This one is going to be tough as this 911 possesses some attributes we simply do not see with almost any other car. Here we have a Wine Red Metallic 1982 Porsche 911SC Coupe, located in California, with Beige leather interior and a scant 4,934 miles on it. I can’t say definitively that this is the lowest mileage 911SC I’ve ever come across, but it’s certainly close. The Wine Red Metallic paint looks in nice shape and is a fantastic color. The interior looks nearly spotless. In those regards everything is exactly as we could wish for and nearly looking showroom new.
CLICK FOR DETAILS: 1982 Porsche 911SC Coupe on Rennlist
Engine: 3.0 liter flat-6
Transmission: 5-speed manual
Mileage: 4,934 mi
This is an original 1982 911 Super Carrera or SC with ONLY 5K original miles and one owner.
It is Wine red on tan leather. Full history of the car is included in the sale including all service records and window sticker.

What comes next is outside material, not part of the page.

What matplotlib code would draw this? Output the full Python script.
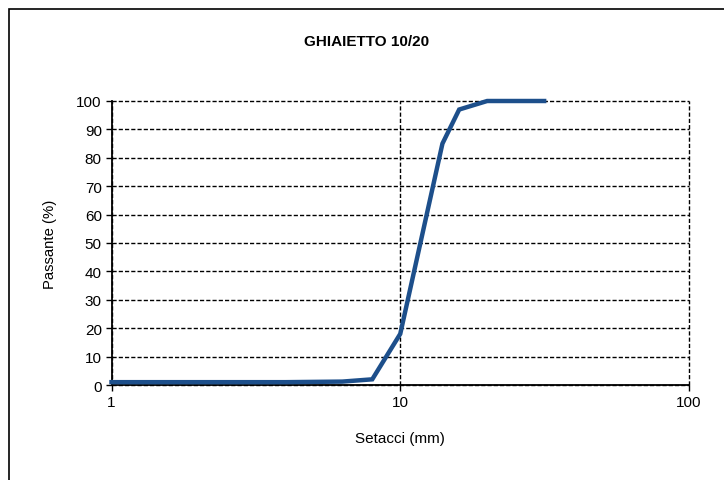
import matplotlib
matplotlib.use("Agg")
import matplotlib.pyplot as plt
from matplotlib.patches import Rectangle

# Data
sieve_mm = [1, 2, 4, 6.3, 8, 10, 14, 16, 20, 31.5]
passing_pct = [1, 1, 1, 1.2, 2, 18, 85, 97, 100, 100]
y_ticks = list(range(0, 101, 10))
x_ticks = [1, 10, 100]
x_tick_labels = ["1", "10", "100"]

plt.rcParams['font.family'] = ['Liberation Sans', 'DejaVu Sans']

fig = plt.figure(figsize=(7.24, 4.81), dpi=100)
fig.patch.set_facecolor('white')

# outer frame
fig.patches.append(Rectangle((8.5/724, -0.1), 1.2, 1 - 10/481 + 0.1,
                             transform=fig.transFigure, fill=False,
                             edgecolor='black', linewidth=1.2))

ax = fig.add_axes([111.5/724, 1 - 386/481, (689 - 111.5)/724, (386 - 102)/481])
ax.plot(sieve_mm, passing_pct, color='#1d4f8b', linewidth=3.2, solid_joinstyle='miter', clip_on=False, zorder=3)
ax.set_xscale('log')
ax.set_xlim(1, 100)
ax.set_ylim(0, 100)
ax.set_xticks(x_ticks)
ax.set_xticklabels(x_tick_labels)
ax.minorticks_off()
ax.set_yticks(y_ticks)

ax.grid(True, which='major', color='black', linestyle=(0, (3, 1.5)), linewidth=1.0)
for gl in ax.get_xgridlines() + ax.get_ygridlines():
    gl.set_clip_on(False)
ax.set_axisbelow(True)
for s in ['top', 'right']:
    ax.spines[s].set_visible(False)
for s in ['left', 'bottom']:
    ax.spines[s].set_linewidth(1.3)
ax.tick_params(axis='both', direction='out', length=4, width=1, labelsize=11, pad=3, colors='black')

ax.set_xlabel('Setacci (mm)', fontsize=11, labelpad=16)
ax.set_ylabel('Passante (%)', fontsize=10.7, labelpad=14)
fig.text(367/724, 1 - 42/481, 'GHIAIETTO 10/20', ha='center', va='center', fontsize=11, fontweight='bold')

fig.savefig('out.png', dpi=100, facecolor='white')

The car is in excellent like new condition inside and out.
Has following options:
– Option group M05
– Automatic speed control
– Electric sliding roof
– 172 HP engine with fuel injection
-5 speed manual
– Center console
– Power heated mirrors
– Blaupunkt Radio
– Veloce alloy wheels
Anyone familiar with the 911SC will notice immediately the problem: this SC has a non-factory wide body added. The seller has called it a Turbo-look addition, which I guess it is since it has the tea tray and wider rear like the Turbo, but we should not confuse it with the M491 factory package as that also added Turbo suspension and brakes. I suppose we might say this one is even more just a Turbo look than the factory version that gets called similar.
How do we value such a non-factory addition on such an insanely low mileage 911? Well, it obviously will detract from the value – and given the asking price relative to other ultra-low mileage 911s I’ve seen the seller is aware of this – but the question is by how much? I don’t really think we can precisely say. All classic cars are only worth what the market will pay for them, but in most cases we at least have comparables to establish what the market should be. With this one there really isn’t anything else to compare it to.
I should state, I’m taking at face value all claims about the originality of the mileage and other aspects of the car. Those points will need to be verified and whether the mileage especially can be verified certainly affects value as well. Assuming the mileage can be verified I’m still quite curious at what price this 911 will sell. I don’t imagine I’ll see one like it again, and that, in itself, is exactly the sort of thing that could push the value up.